Lesionwise metrics for Competitions

rachitsaluja commented 2 months ago

N/A

Proposed Changes

Lesion-wise Metrics calculations for all Brats 2023 challenges
Lesion-wise Metrics calculations for all FeTS 2024 challenges

Simple run can be performed -

 gandlf_generateCompetitionMetrics -c "FeTS-2024" -i ./trial_gandlf.csv -o './metric_trial.yaml'

Checklist

[x] CONTRIBUTING guide has been followed.
[x] PR is based on the current GaNDLF master .
[x] Non-breaking change (does not break existing functionality): provide as many details as possible for any breaking change.
[x] Function/class source code documentation added/updated (ensure typing is used to provide type hints, including and not limited to using Optional if a variable has a pre-defined value).
[x] Code has been blacked for style consistency and linting.
[x] If applicable, version information has been updated in GANDLF/version.py.
[x] If adding a git submodule, add to list of exceptions for black styling in pyproject.toml file.
[x] Usage documentation has been updated, if appropriate.
[x] Tests added or modified to cover the changes; if coverage is reduced, please give explanation.
[x] If customized dependency installation is required (i.e., a separate pip install step is needed for PR to be functional), please ensure it is reflected in all the files that control the CI, namely: python-test.yml, and all docker files [1,2,3].

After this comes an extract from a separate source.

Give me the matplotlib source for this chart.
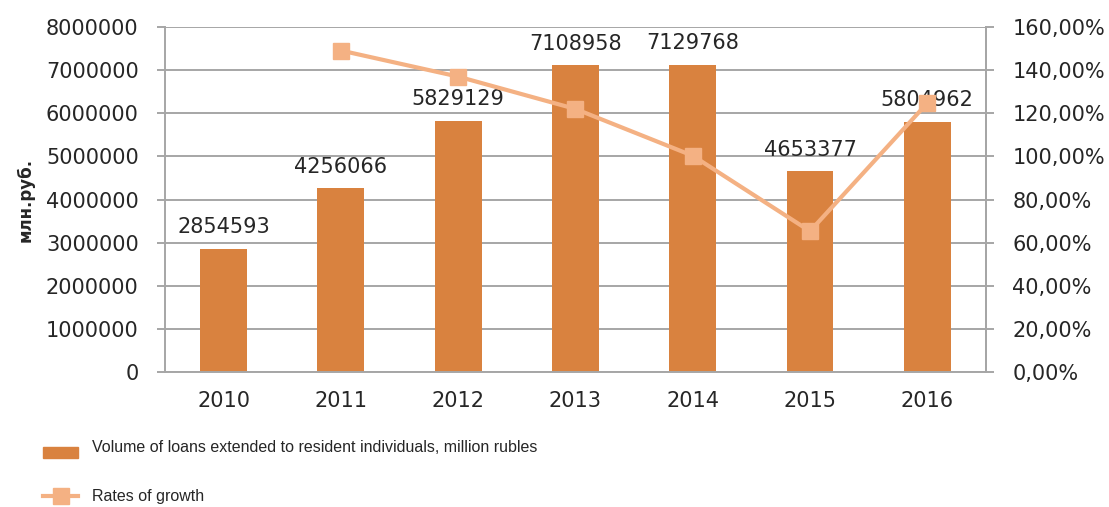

github-actions[bot] commented 2 months ago

MLCommons CLA bot All contributors have signed the MLCommons CLA ✍️ ✅

sarthakpati commented 2 months ago

hi @rachitsaluja - I am going to mark this PR as draft. Please fix the failing tests, sign the CLA and then mark this PR as ready for review.

sarthakpati commented 2 months ago

Hi @rachitsaluja, you have indicated in your PR that the new additions have corresponding unit tests that cover all added code. However, the changed files do not indicate this:

Are you sure the unit tests have been updated to ensure that the new additions are invoked? Perhaps a commit push is missing somewhere? The coverage update should come up like this [ref]:

I am marking this PR has a draft until the tests have been added and everything is passing.

rachitsaluja commented 2 months ago

@sarthakpati , I have added my tests now but I am not sure why codecov is not invoked? I have not worked with codecov so I am unaware.

rachitsaluja commented 2 months ago

@VukW Thanks for helping me out today. The new tests in the workflow passed as well. Still not sure why codecov is not invoked. https://app.codecov.io/gh/mlcommons/GaNDLF/pull/866 Continues to show no information.

sarthakpati commented 2 months ago

This is extremely weird. I apologize for the confusion, @rachitsaluja.

To track this problem and have a potential solution, I have opened a discussion post with them here: https://github.com/codecov/feedback/discussions/368

Additionally, I just pushed a dummy commit on another PR (https://github.com/mlcommons/GaNDLF/pull/864/commits/8b928526e5c5cca6effdc46200c87594f6df009c) to test the code coverage.

rachitsaluja commented 2 months ago

@sarthakpati Thanks for the help! I appreciate it.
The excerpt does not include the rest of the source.